▸ **INSTRUCTION**
Repeat the span of the entries below that starts at the line with "Write the Chart.js code for this chart." and ends at the line with "0.3, 0.3, 0.4];", nothing more. Skip the pictures.

▸ **DATA**
□ □ □ □

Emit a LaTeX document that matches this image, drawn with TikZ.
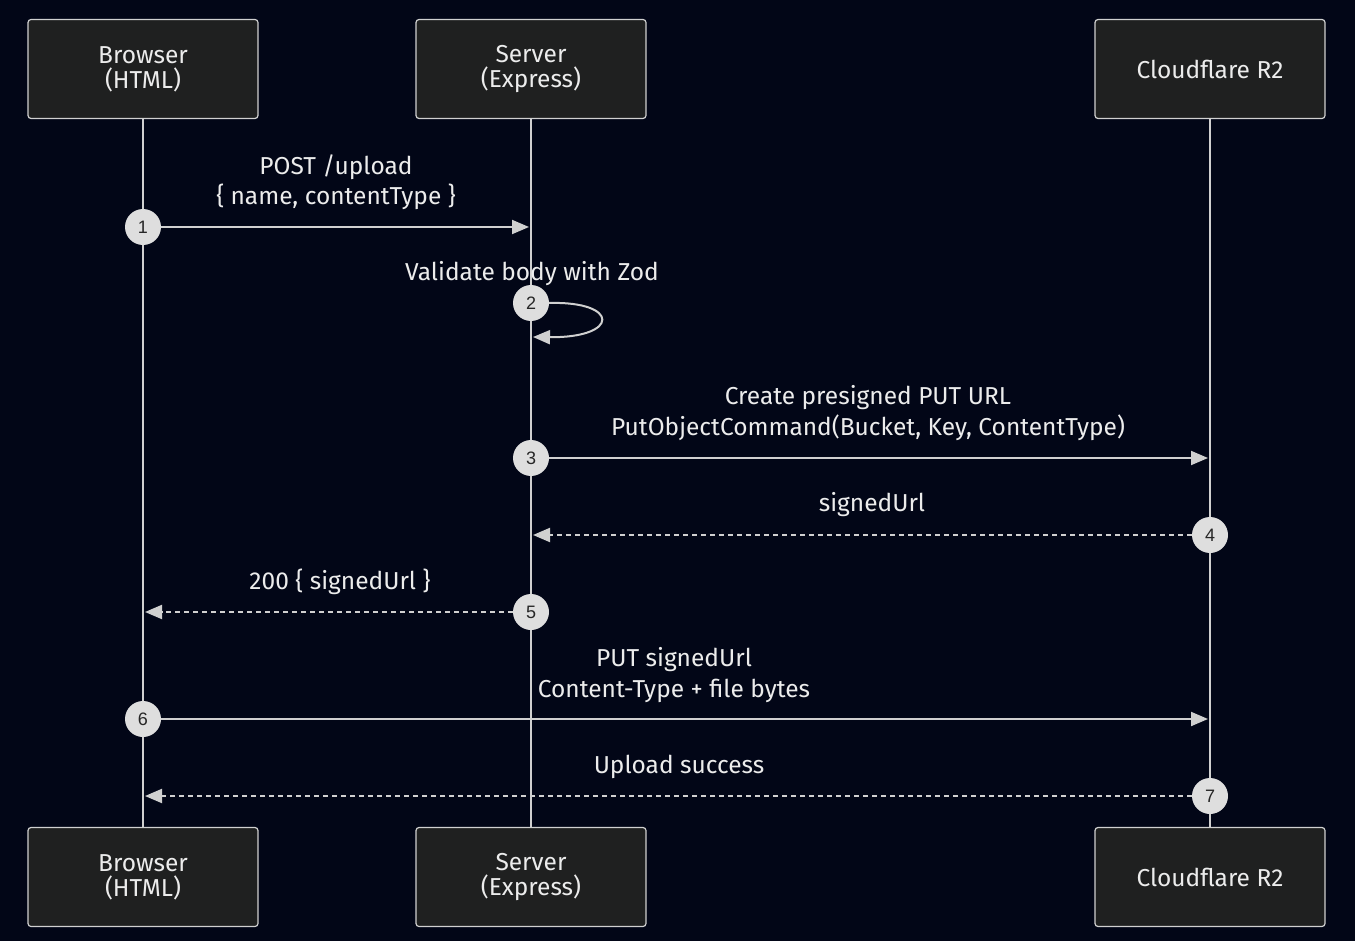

□ □ □ □

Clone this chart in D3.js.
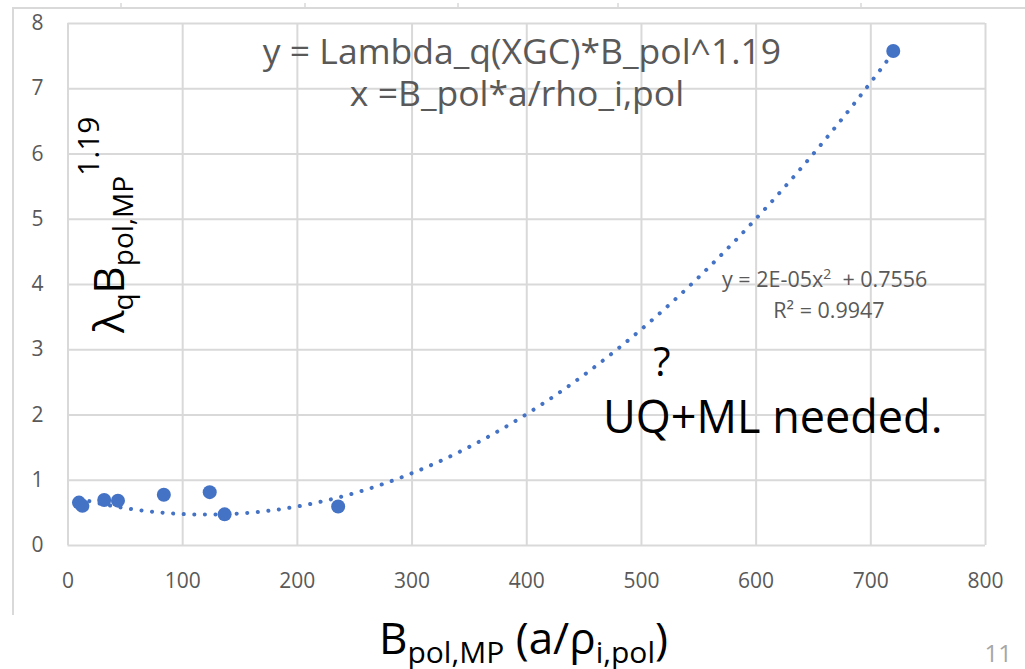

□ □ □ □

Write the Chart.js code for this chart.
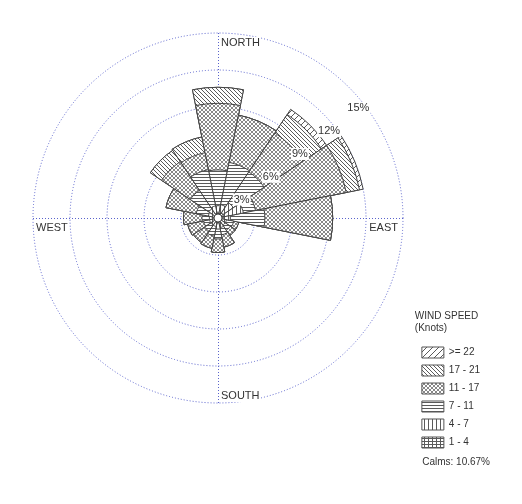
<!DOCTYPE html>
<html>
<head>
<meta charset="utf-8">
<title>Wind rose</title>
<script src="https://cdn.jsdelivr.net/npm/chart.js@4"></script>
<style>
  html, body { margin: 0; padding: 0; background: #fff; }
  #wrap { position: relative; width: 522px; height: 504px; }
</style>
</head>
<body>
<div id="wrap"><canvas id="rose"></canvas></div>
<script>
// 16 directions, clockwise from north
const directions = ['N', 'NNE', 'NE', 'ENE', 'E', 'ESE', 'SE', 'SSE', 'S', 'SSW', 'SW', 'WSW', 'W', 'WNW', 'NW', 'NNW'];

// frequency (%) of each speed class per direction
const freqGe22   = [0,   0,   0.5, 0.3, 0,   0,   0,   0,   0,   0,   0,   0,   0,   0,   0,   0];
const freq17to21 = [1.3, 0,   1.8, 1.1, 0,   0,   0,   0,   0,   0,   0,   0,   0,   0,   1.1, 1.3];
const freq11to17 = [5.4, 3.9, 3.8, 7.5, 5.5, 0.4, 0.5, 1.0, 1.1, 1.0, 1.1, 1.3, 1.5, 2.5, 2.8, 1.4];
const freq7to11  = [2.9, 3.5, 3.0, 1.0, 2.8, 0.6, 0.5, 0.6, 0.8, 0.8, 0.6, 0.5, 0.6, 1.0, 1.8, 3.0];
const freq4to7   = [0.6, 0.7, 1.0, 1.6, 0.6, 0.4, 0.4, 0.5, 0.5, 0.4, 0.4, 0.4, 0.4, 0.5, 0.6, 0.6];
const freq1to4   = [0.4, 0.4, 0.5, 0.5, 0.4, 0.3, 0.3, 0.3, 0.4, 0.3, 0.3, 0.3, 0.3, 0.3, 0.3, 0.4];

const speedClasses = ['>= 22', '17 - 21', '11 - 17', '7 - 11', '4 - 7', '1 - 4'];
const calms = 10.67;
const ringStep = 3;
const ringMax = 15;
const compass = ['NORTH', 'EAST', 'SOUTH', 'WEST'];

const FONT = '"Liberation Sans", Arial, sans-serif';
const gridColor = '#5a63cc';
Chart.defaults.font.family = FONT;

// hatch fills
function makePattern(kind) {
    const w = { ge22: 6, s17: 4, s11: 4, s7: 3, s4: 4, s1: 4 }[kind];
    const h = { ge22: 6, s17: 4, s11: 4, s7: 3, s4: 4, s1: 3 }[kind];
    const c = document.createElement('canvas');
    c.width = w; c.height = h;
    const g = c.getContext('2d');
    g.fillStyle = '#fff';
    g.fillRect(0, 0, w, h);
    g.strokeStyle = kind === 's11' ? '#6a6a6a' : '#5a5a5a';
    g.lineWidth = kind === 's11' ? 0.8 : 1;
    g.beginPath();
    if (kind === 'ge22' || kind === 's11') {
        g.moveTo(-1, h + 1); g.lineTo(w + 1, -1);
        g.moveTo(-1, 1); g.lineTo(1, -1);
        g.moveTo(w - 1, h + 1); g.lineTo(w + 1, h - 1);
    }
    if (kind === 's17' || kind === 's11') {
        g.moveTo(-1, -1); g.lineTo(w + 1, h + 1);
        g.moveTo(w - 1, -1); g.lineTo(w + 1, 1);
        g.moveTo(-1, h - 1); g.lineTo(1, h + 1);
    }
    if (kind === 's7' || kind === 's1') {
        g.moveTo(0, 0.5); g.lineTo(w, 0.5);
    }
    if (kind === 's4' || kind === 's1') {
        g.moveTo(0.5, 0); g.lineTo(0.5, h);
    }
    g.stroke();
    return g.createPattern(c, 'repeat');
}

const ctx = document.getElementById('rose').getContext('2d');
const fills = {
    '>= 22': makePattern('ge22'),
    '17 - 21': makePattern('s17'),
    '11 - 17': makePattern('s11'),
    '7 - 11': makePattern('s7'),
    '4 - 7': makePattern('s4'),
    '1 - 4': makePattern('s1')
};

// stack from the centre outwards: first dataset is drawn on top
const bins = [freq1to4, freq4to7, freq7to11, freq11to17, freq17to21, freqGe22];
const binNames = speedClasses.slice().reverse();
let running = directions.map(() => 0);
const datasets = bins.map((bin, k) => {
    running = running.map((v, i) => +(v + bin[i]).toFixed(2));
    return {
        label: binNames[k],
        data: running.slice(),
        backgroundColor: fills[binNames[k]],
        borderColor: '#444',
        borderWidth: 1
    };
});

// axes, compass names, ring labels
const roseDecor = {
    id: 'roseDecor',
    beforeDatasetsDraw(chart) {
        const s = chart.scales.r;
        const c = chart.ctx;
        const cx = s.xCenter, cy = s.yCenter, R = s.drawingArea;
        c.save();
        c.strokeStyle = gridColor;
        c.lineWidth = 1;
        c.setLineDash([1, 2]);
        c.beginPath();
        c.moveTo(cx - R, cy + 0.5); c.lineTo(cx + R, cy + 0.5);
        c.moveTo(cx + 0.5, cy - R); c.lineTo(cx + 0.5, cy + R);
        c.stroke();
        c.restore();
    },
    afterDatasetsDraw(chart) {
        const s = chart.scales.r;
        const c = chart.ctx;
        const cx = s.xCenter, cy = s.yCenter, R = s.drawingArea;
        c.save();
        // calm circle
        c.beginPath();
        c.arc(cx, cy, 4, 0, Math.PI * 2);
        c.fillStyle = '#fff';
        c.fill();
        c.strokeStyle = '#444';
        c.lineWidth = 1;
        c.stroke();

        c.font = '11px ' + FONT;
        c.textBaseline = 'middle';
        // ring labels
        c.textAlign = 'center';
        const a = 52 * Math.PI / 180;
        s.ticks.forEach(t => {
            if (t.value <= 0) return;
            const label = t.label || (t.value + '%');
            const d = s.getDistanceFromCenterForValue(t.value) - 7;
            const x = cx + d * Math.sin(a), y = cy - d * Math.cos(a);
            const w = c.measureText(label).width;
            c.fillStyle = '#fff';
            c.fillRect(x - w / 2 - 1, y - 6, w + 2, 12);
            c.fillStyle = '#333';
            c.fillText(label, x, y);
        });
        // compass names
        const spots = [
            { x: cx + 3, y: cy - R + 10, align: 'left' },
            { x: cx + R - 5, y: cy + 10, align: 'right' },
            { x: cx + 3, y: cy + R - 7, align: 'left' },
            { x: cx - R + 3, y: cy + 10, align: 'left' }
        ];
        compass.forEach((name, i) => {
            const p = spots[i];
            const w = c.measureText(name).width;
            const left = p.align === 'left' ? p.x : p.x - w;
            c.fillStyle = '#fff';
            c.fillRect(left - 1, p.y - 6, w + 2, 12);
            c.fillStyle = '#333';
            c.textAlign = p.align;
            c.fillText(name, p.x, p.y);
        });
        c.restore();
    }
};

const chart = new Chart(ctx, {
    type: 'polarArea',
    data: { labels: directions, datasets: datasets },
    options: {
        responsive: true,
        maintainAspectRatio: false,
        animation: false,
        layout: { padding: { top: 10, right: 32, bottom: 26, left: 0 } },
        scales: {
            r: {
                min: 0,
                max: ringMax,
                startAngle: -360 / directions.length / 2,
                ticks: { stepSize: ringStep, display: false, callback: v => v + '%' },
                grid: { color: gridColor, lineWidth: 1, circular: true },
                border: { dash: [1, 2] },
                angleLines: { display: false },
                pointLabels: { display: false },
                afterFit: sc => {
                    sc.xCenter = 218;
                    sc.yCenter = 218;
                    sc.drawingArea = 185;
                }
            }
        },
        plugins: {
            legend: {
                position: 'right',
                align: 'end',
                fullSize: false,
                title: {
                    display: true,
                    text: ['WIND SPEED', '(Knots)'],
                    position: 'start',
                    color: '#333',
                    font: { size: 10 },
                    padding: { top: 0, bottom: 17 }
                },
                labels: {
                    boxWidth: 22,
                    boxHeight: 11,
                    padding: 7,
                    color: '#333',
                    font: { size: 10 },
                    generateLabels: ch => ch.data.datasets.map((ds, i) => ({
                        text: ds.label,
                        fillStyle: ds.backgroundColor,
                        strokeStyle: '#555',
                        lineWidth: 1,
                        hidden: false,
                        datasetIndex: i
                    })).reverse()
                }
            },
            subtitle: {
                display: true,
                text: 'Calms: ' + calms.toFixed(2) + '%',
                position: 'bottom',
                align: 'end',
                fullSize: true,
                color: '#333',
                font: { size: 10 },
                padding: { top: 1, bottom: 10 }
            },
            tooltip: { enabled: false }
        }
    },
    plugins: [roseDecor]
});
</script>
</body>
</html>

□ □ □ □

▸ **WRITTEN SOLUTION**
Write the Chart.js code for this chart.
<!DOCTYPE html>
<html>
<head>
<meta charset="utf-8">
<title>Wind rose</title>
<script src="https://cdn.jsdelivr.net/npm/chart.js@4"></script>
<style>
  html, body { margin: 0; padding: 0; background: #fff; }
  #wrap { position: relative; width: 522px; height: 504px; }
</style>
</head>
<body>
<div id="wrap"><canvas id="rose"></canvas></div>
<script>
// 16 directions, clockwise from north
const directions = ['N', 'NNE', 'NE', 'ENE', 'E', 'ESE', 'SE', 'SSE', 'S', 'SSW', 'SW', 'WSW', 'W', 'WNW', 'NW', 'NNW'];

// frequency (%) of each speed class per direction
const freqGe22   = [0,   0,   0.5, 0.3, 0,   0,   0,   0,   0,   0,   0,   0,   0,   0,   0,   0];
const freq17to21 = [1.3, 0,   1.8, 1.1, 0,   0,   0,   0,   0,   0,   0,   0,   0,   0,   1.1, 1.3];
const freq11to17 = [5.4, 3.9, 3.8, 7.5, 5.5, 0.4, 0.5, 1.0, 1.1, 1.0, 1.1, 1.3, 1.5, 2.5, 2.8, 1.4];
const freq7to11  = [2.9, 3.5, 3.0, 1.0, 2.8, 0.6, 0.5, 0.6, 0.8, 0.8, 0.6, 0.5, 0.6, 1.0, 1.8, 3.0];
const freq4to7   = [0.6, 0.7, 1.0, 1.6, 0.6, 0.4, 0.4, 0.5, 0.5, 0.4, 0.4, 0.4, 0.4, 0.5, 0.6, 0.6];
const freq1to4   = [0.4, 0.4, 0.5, 0.5, 0.4, 0.3, 0.3, 0.3, 0.4, 0.3, 0.3, 0.3, 0.3, 0.3, 0.3, 0.4];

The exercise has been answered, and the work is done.